Exercise prompt: The lines to extract run from the start of the records through the line with "const eDG5: P[]", both ends included; drop the pictures.

Records to process:
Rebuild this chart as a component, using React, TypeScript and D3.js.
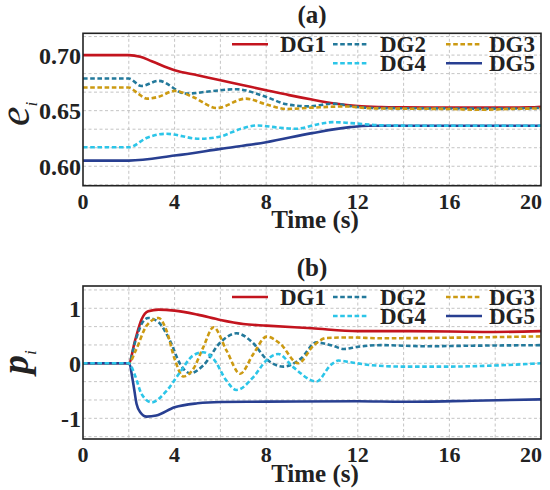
import React from "react";
import * as d3 from "d3";

type P = [number, number];

// ---------- data: panel (a) e_i ----------
const eDG1: P[] = [[0,0.700],[2,0.700],[2.5,0.6985],[3,0.6945],[4,0.6864],[5,0.6819],[6,0.6774],[7,0.6729],[8,0.6684],[9,0.6640],[10,0.6600],[11,0.6565],[12,0.6542],[13,0.6533],[14,0.6530],[16,0.6528],[18,0.6527],[19.5,0.6530],[20,0.6535]];
const eDG2: P[] = [[0,0.6789],[2,0.6789],[2.55,0.6722],[3.3,0.6768],[4.5,0.6653],[5.6,0.6675],[6.7,0.6693],[8,0.6623],[8.9,0.6557],[9.9,0.6539],[10.9,0.6563],[11.7,0.6540],[12.5,0.6525],[14,0.6522],[16,0.6520],[18,0.6518],[20,0.6525]];
const eDG3: P[] = [[0,0.6708],[2,0.6708],[2.4,0.6655],[2.8,0.6608],[3.3,0.6625],[4.0,0.6678],[4.8,0.6623],[5.85,0.6524],[7.1,0.6608],[8,0.6557],[8.9,0.6515],[10,0.6527],[11.5,0.6538],[12.5,0.6522],[14,0.6518],[16,0.6515],[17.3,0.6508],[18.5,0.6515],[20,0.6520]];
const eDG4: P[] = [[0,0.6171],[2,0.6171],[2.8,0.6256],[3.6,0.6292],[5.1,0.6247],[6,0.6268],[6.9,0.6337],[7.6,0.6367],[8.6,0.6346],[9.3,0.6337],[10.35,0.6382],[10.9,0.6397],[11.7,0.6388],[13,0.6368],[14,0.6365],[20,0.6364]];
const eDG5: P[] = [[0,0.6051],[2,0.6051],[4,0.6096],[6,0.6156],[8,0.6216],[10,0.6298],[11.66,0.6352],[12.5,0.6364],[20,0.6364]];

// ---------- data: panel (b) p_i ----------
const pDG1: P[] = [[0,0],[2,0],[2.27,0.41],[2.56,0.80],[2.85,0.945],[3.3,0.976],[4,0.958],[5,0.885],[6,0.788],[7,0.715],[8,0.685],[10,0.636],[12,0.585],[14,0.585],[16,0.578],[18,0.570],[20,0.585]];
const pDG2: P[] = [[0,0],[2,0],[2.27,0.38],[2.56,0.715],[2.85,0.824],[3.3,0.745],[3.8,0.41],[4.24,-0.01],[4.67,-0.18],[5.25,-0.04],[6,0.38],[6.7,0.545],[7.4,0.38],[8,0.08],[8.75,-0.06],[9.5,0.08],[10.2,0.38],[10.9,0.32],[11.4,0.26],[12,0.30],[13,0.33],[15,0.31],[17,0.32],[20,0.33]];
const pDG3: P[] = [[0,0],[2,0],[2.3,0.23],[2.78,0.685],[3.3,0.824],[3.65,0.59],[4.0,0.08],[4.38,-0.24],[4.82,-0.10],[5.25,0.29],[5.7,0.655],[6.27,0.23],[6.86,-0.19],[7.44,0.17],[8.02,0.485],[8.6,0.36],[9.4,0.0],[10.06,0.32],[10.64,0.46],[11.66,0.47],[13,0.455],[16,0.465],[20,0.49]];
const pDG4: P[] = [[0,0],[2,0],[2.27,-0.22],[2.56,-0.56],[3.0,-0.71],[3.65,-0.50],[4.24,-0.16],[4.8,0.14],[5.25,0.20],[5.7,0.08],[6.27,-0.32],[6.7,-0.485],[7.44,-0.25],[8,0.05],[8.53,0.17],[9.18,-0.07],[10.2,-0.33],[10.8,-0.04],[11.15,0.05],[11.66,0.02],[12.5,-0.03],[14,-0.06],[16,-0.06],[18,-0.04],[20,0.0]];
const pDG5: P[] = [[0,0],[2,0],[2.2,-0.38],[2.34,-0.74],[2.5,-0.89],[2.78,-0.97],[3.2,-0.95],[4,-0.80],[5,-0.727],[6,-0.703],[8,-0.697],[12,-0.69],[14,-0.70],[17,-0.68],[20,-0.655]];

// ---------- ticks ----------
const xTicks = [0, 4, 8, 12, 16, 20];
const xGrid = [2, 4, 6, 8, 10, 12, 14, 16, 18];
const eTicks = [0.60, 0.65, 0.70];
const eTickLabels = ["0.60", "0.65", "0.70"];
const pTicks = [-1, 0, 1];
const pTickLabels = ["-1", "0", "1"];

const names = ["DG1", "DG2", "DG3", "DG4", "DG5"];
const colors = ["#C3141E", "#23799B", "#CC9A12", "#2CC5E8", "#283F91"];
const dashed = [false, true, true, true, false];

const FONT = "'Liberation Serif', 'Times New Roman', serif";
const W = 550, H = 490;
const X0 = 83, X1 = 541;

interface PanelProps {
  series: P[][];
  top: number;
  bottom: number;
  domain: [number, number];
  ticks: number[];
  tickLabels: string[];
  gridStep: number;
  title: string;
  ylabel: string;
  ylabelSize: number;
  ylabelWeight: string;
  ylabelBaseX: number;
  ylabelStartY: number;
}

function Panel(props: PanelProps) {
  const { series, top, bottom, domain, ticks, tickLabels, gridStep, title, ylabel, ylabelSize, ylabelWeight, ylabelBaseX, ylabelStartY } = props;
  const x = d3.scaleLinear().domain([0, 20]).range([X0, X1]);
  const y = d3.scaleLinear().domain(domain).range([bottom, top]);
  const line = d3.line<P>().x(d => x(d[0])).y(d => y(d[1])).curve(d3.curveMonotoneX);
  const hGrid: number[] = [];
  const startG = Math.ceil(domain[0] / gridStep - 1e-6);
  for (let k = startG; k * gridStep < domain[1]; k++) hGrid.push(k * gridStep);
  const order = [0, 1, 2, 4, 3];
  const legendCols = [232, 333, 446];
  const legendTextX = [280, 380, 489];
  const legendItems = [
    { i: 0, col: 0, row: 0 }, { i: 1, col: 1, row: 0 }, { i: 2, col: 2, row: 0 },
    { i: 3, col: 1, row: 1 }, { i: 4, col: 2, row: 1 },
  ];
  const midX = (X0 + X1) / 2;
  return (
    <g>
      <rect x={X0} y={top} width={X1 - X0} height={bottom - top} fill="#fff" />
      {xGrid.map(g => (
        <line key={"vx" + g} x1={x(g)} x2={x(g)} y1={top} y2={bottom} stroke="#bdbdbd" strokeWidth={0.9} strokeDasharray="3,2.5" />
      ))}
      {hGrid.map((g, k) => (
        <line key={"hy" + k} x1={X0} x2={X1} y1={y(g)} y2={y(g)} stroke="#bdbdbd" strokeWidth={0.9} strokeDasharray="3,2.5" />
      ))}
      <defs>
        <clipPath id={`clip-${title}`}>
          <rect x={X0} y={top} width={X1 - X0} height={bottom - top} />
        </clipPath>
      </defs>
      <g clipPath={`url(#clip-${title})`}>
        {order.map(i => (
          <path key={names[i]} d={line(series[i]) || ""} fill="none" stroke={colors[i]} strokeWidth={2.6}
            strokeDasharray={dashed[i] ? "4.6,2.6" : undefined} strokeLinejoin="round" />
        ))}
      </g>
      <rect x={X0} y={top} width={X1 - X0} height={bottom - top} fill="none" stroke="#222" strokeWidth={1.6} />
      {legendItems.map(it => {
        const ly = top + 11 + it.row * 19;
        return (
          <g key={"lg" + it.i}>
            <line x1={legendCols[it.col]} x2={legendCols[it.col] + 36} y1={ly} y2={ly} stroke={colors[it.i]} strokeWidth={2.6}
              strokeDasharray={dashed[it.i] ? "4.6,2.6" : undefined} />
            <text x={legendTextX[it.col]} y={ly + 7.8} fontFamily={FONT} fontWeight="bold" fontSize={23} fill="#222">{names[it.i]}</text>
          </g>
        );
      })}
      {ticks.map((t, k) => (
        <text key={"yt" + k} x={81} y={y(t) + 8.5} textAnchor="end" fontFamily={FONT} fontWeight="bold" fontSize={24} fill="#222">{tickLabels[k]}</text>
      ))}
      {xTicks.map((t, k) => (
        <text key={"xt" + t} x={k === xTicks.length - 1 ? X1 + 1 : x(t)} y={bottom + 23} textAnchor={k === xTicks.length - 1 ? "end" : "middle"}
          fontFamily={FONT} fontWeight="bold" fontSize={22} fill="#222">{String(t)}</text>
      ))}
      <text x={midX + 3} y={bottom + 42.5} textAnchor="middle" fontFamily={FONT} fontWeight="bold" fontSize={25} fill="#222">Time (s)</text>
      <text x={midX} y={top - 10} textAnchor="middle" fontFamily={FONT} fontWeight="bold" fontSize={25} fill="#222">{`(${title})`}</text>
      <text transform={`translate(${ylabelBaseX},${ylabelStartY}) rotate(-90)`} fontFamily={FONT} fontStyle="italic" fontWeight={ylabelWeight} fontSize={ylabelSize} fill="#222">
        {ylabel}
        <tspan fontSize={17} dy={8} fontWeight="normal">i</tspan>
      </text>
    </g>
  );
}

export default function App() {
  return (
    <svg width={W} height={H} viewBox={`0 0 ${W} ${H}`} style={{ position: "absolute", left: 0, top: 0, background: "#fff" }}>
      <rect width={W} height={H} fill="#fff" />
      <Panel series={[eDG1, eDG2, eDG3, eDG4, eDG5]} top={33.3} bottom={185.7} domain={[0.5825, 0.7196]}
        ticks={eTicks} tickLabels={eTickLabels} gridStep={0.05 / 3} title="a" ylabel="e" ylabelSize={44}
        ylabelWeight="normal" ylabelBaseX={29} ylabelStartY={126} />
      <Panel series={[pDG1, pDG2, pDG3, pDG4, pDG5]} top={286} bottom={439} domain={[-1.376, 1.405]}
        ticks={pTicks} tickLabels={pTickLabels} gridStep={1 / 3} title="b" ylabel="p" ylabelSize={38}
        ylabelWeight="bold" ylabelBaseX={28} ylabelStartY={374} />
    </svg>
  );
}
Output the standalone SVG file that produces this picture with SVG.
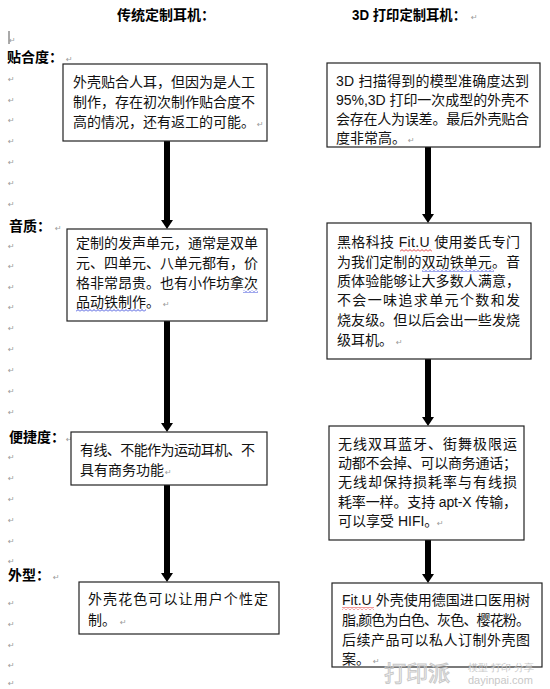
<svg xmlns="http://www.w3.org/2000/svg" width="550" height="689" viewBox="0 0 550 689">
<style>
.t{font-family:"Liberation Sans","Noto Sans CJK SC",sans-serif;font-size:14px;fill:#111}
.h{font-family:"Liberation Sans","Noto Sans CJK SC",sans-serif;font-size:14px;font-weight:bold;fill:#000}
.pm{font-family:"DejaVu Sans",sans-serif;font-size:8px;fill:#9a9a9a}
.box{fill:#fff;stroke:#222;stroke-width:1.2}
.shaft{stroke:#000;stroke-width:6}
.head{fill:#000}
.wm{font-family:"Noto Sans CJK SC",sans-serif;fill:none;stroke:#c8c8c8;stroke-width:1}
.wm2{font-family:"Liberation Sans",sans-serif;fill:#c8c8c8}
</style>
<defs>
<pattern id="waveR" width="4" height="3" patternUnits="userSpaceOnUse"><polyline points="0,2.5 2,0.5 4,2.5" fill="none" stroke="#e02020" stroke-width="0.9"/></pattern>
<pattern id="waveB" width="4" height="3" patternUnits="userSpaceOnUse"><polyline points="0,2.5 2,0.5 4,2.5" fill="none" stroke="#2a3bd8" stroke-width="0.9"/></pattern>
</defs>
<rect width="550" height="689" fill="#fff"/>

<g id="headers">
<text class="h" x="117" y="20">传统定制耳机：</text>
<text class="h" x="352" y="20" textLength="114" lengthAdjust="spacingAndGlyphs">3D 打印定制耳机：</text>
<text class="pm" x="471" y="20">↵</text>
</g>

<g id="row-labels">
<line x1="9" y1="31" x2="9" y2="44" stroke="#555" stroke-width="1"/>
<text class="pm" x="9" y="43">↵</text>
<text class="h" x="7" y="62">贴合度：</text><text class="pm" x="66" y="62">↵</text>
<text class="h" x="9" y="231">音质：</text><text class="pm" x="55" y="231">↵</text>
<text class="h" x="9" y="442">便捷度：</text><text class="pm" x="66" y="442">↵</text>
<text class="h" x="8" y="580">外型：</text><text class="pm" x="53" y="580">↵</text>
</g>

<g id="margin-marks" class="pm">
<text x="8" y="82">↵</text><text x="8" y="103">↵</text><text x="8" y="123">↵</text><text x="8" y="144">↵</text><text x="8" y="165">↵</text><text x="8" y="186">↵</text><text x="8" y="207">↵</text>
<text x="8" y="249">↵</text><text x="8" y="269">↵</text><text x="8" y="290">↵</text><text x="8" y="310">↵</text><text x="8" y="331">↵</text><text x="8" y="352">↵</text><text x="8" y="373">↵</text><text x="8" y="394">↵</text><text x="8" y="415">↵</text>
<text x="8" y="460">↵</text><text x="8" y="481">↵</text><text x="8" y="502">↵</text><text x="8" y="523">↵</text><text x="8" y="544">↵</text><text x="8" y="564">↵</text>
<text x="8" y="606">↵</text><text x="8" y="627">↵</text><text x="8" y="648">↵</text><text x="8" y="668">↵</text><text x="8" y="686">↵</text>
</g>

<g id="connectors">
<line class="shaft" x1="167" y1="141" x2="167" y2="221"/><polygon class="head" points="161,220 173,220 167,229"/>
<line class="shaft" x1="167" y1="321" x2="167" y2="424"/><polygon class="head" points="161,423 173,423 167,432"/>
<line class="shaft" x1="167" y1="485" x2="167" y2="574"/><polygon class="head" points="161,573 173,573 167,582"/>
<line class="shaft" x1="428" y1="147" x2="428" y2="215"/><polygon class="head" points="422,214 434,214 428,223"/>
<line class="shaft" x1="428" y1="359" x2="428" y2="418"/><polygon class="head" points="422,417 434,417 428,426"/>
<line class="shaft" x1="428" y1="540" x2="428" y2="575"/><polygon class="head" points="422,574 434,574 428,583"/>
</g>

<g id="trad-fit">
<rect class="box" x="63" y="64" width="204" height="77"/>
<text class="t" x="73" y="87" textLength="182" lengthAdjust="spacing">外壳贴合人耳，但因为是人工</text>
<text class="t" x="73" y="107" textLength="182" lengthAdjust="spacing">制作，存在初次制作贴合度不</text>
<text class="t" x="73" y="127">高的情况，还有返工的可能。</text>
<text class="pm" x="257" y="127">↵</text>
</g>

<g id="trad-sound">
<rect class="box" x="67" y="229" width="200" height="92"/>
<text class="t" x="76" y="248" textLength="182" lengthAdjust="spacing">定制的发声单元，通常是双单</text>
<text class="t" x="76" y="268" textLength="182" lengthAdjust="spacing">元、四单元、八单元都有，价</text>
<text class="t" x="76" y="288" textLength="182" lengthAdjust="spacing">格非常昂贵。也有小作坊拿次</text>
<text class="t" x="76" y="307">品动铁制作。</text>
<text class="pm" x="163" y="307">↵</text>
<rect x="243" y="290" width="15" height="3" fill="url(#waveB)"/>
<rect x="76" y="309" width="70" height="3" fill="url(#waveB)"/>
</g>

<g id="trad-convenience">
<rect class="box" x="71" y="432" width="196" height="53"/>
<text class="t" x="80" y="455" textLength="175" lengthAdjust="spacing">有线、不能作为运动耳机、不</text>
<text class="t" x="80" y="475">具有商务功能</text>
<text class="pm" x="165" y="475">↵</text>
</g>

<g id="trad-look">
<rect class="box" x="79" y="582" width="200" height="52"/>
<text class="t" x="88" y="604" textLength="180" lengthAdjust="spacing">外壳花色可以让用户个性定</text>
<text class="t" x="88" y="625">制。</text>
<text class="pm" x="120" y="625">↵</text>
</g>

<g id="print-fit">
<rect class="box" x="327" y="63" width="213" height="84"/>
<text class="t" x="336" y="86" textLength="193" lengthAdjust="spacing">3D 扫描得到的模型准确度达到</text>
<text class="t" x="336" y="105" textLength="193" lengthAdjust="spacing">95%,3D 打印一次成型的外壳不</text>
<text class="t" x="336" y="124" textLength="193" lengthAdjust="spacing">会存在人为误差。最后外壳贴合</text>
<text class="t" x="336" y="143">度非常高。</text>
<text class="pm" x="408" y="143">↵</text>
</g>

<g id="print-sound">
<rect class="box" x="327" y="223" width="204" height="136"/>
<text class="t" x="337" y="247" textLength="183" lengthAdjust="spacing">黑格科技  Fit.U  使用娄氏专门</text>
<text class="t" x="337" y="267" textLength="183" lengthAdjust="spacing">为我们定制的双动铁单元。音</text>
<text class="t" x="337" y="286" textLength="183" lengthAdjust="spacing">质体验能够让大多数人满意，</text>
<text class="t" x="337" y="305" textLength="183" lengthAdjust="spacing">不会一味追求单元个数和发</text>
<text class="t" x="337" y="325" textLength="183" lengthAdjust="spacing">烧友级。但以后会出一些发烧</text>
<text class="t" x="337" y="345">级耳机。</text>
<text class="pm" x="396" y="345">↵</text>
<rect x="400" y="249" width="32" height="3" fill="url(#waveR)"/>
<rect x="422" y="269" width="72" height="3" fill="url(#waveB)"/>
</g>

<g id="print-convenience">
<rect class="box" x="329" y="426" width="195" height="114"/>
<text class="t" x="338" y="449" textLength="179" lengthAdjust="spacing">无线双耳蓝牙、街舞极限运</text>
<text class="t" x="338" y="468" textLength="179" lengthAdjust="spacing">动都不会掉、可以商务通话；</text>
<text class="t" x="338" y="487" textLength="179" lengthAdjust="spacing">无线却保持损耗率与有线损</text>
<text class="t" x="338" y="507" textLength="179" lengthAdjust="spacing">耗率一样。支持 apt-X 传输，</text>
<text class="t" x="338" y="526">可以享受 HIFI。</text>
<text class="pm" x="437" y="526">↵</text>
</g>

<g id="print-look">
<rect class="box" x="332" y="583" width="210" height="84"/>
<text class="t" x="342" y="605" textLength="188" lengthAdjust="spacing">Fit.U  外壳使用德国进口医用树</text>
<text class="t" x="342" y="625" textLength="188" lengthAdjust="spacing">脂,颜色为白色、灰色、樱花粉。</text>
<text class="t" x="342" y="645" textLength="188" lengthAdjust="spacing">后续产品可以私人订制外壳图</text>
<text class="t" x="342" y="664">案。</text>
<text class="pm" x="373" y="664">↵</text>
<rect x="342" y="607" width="32" height="3" fill="url(#waveR)"/>
</g>

<g id="watermark">
<text class="wm" x="384" y="681" font-size="22">打印派</text>
<text class="wm2" x="468" y="671" font-size="10" font-family="Noto Sans CJK SC">模型 打印 分享</text>
<text class="wm2" x="468" y="684" font-size="11">dayinpai.com</text>
</g>
</svg>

Exercise output:
Rebuild this chart as a component, using React, TypeScript and D3.js.
import React from "react";
import * as d3 from "d3";

type P = [number, number];

// ---------- data: panel (a) e_i ----------
const eDG1: P[] = [[0,0.700],[2,0.700],[2.5,0.6985],[3,0.6945],[4,0.6864],[5,0.6819],[6,0.6774],[7,0.6729],[8,0.6684],[9,0.6640],[10,0.6600],[11,0.6565],[12,0.6542],[13,0.6533],[14,0.6530],[16,0.6528],[18,0.6527],[19.5,0.6530],[20,0.6535]];
const eDG2: P[] = [[0,0.6789],[2,0.6789],[2.55,0.6722],[3.3,0.6768],[4.5,0.6653],[5.6,0.6675],[6.7,0.6693],[8,0.6623],[8.9,0.6557],[9.9,0.6539],[10.9,0.6563],[11.7,0.6540],[12.5,0.6525],[14,0.6522],[16,0.6520],[18,0.6518],[20,0.6525]];
const eDG3: P[] = [[0,0.6708],[2,0.6708],[2.4,0.6655],[2.8,0.6608],[3.3,0.6625],[4.0,0.6678],[4.8,0.6623],[5.85,0.6524],[7.1,0.6608],[8,0.6557],[8.9,0.6515],[10,0.6527],[11.5,0.6538],[12.5,0.6522],[14,0.6518],[16,0.6515],[17.3,0.6508],[18.5,0.6515],[20,0.6520]];
const eDG4: P[] = [[0,0.6171],[2,0.6171],[2.8,0.6256],[3.6,0.6292],[5.1,0.6247],[6,0.6268],[6.9,0.6337],[7.6,0.6367],[8.6,0.6346],[9.3,0.6337],[10.35,0.6382],[10.9,0.6397],[11.7,0.6388],[13,0.6368],[14,0.6365],[20,0.6364]];
const eDG5: P[] = [[0,0.6051],[2,0.6051],[4,0.6096],[6,0.6156],[8,0.6216],[10,0.6298],[11.66,0.6352],[12.5,0.6364],[20,0.6364]];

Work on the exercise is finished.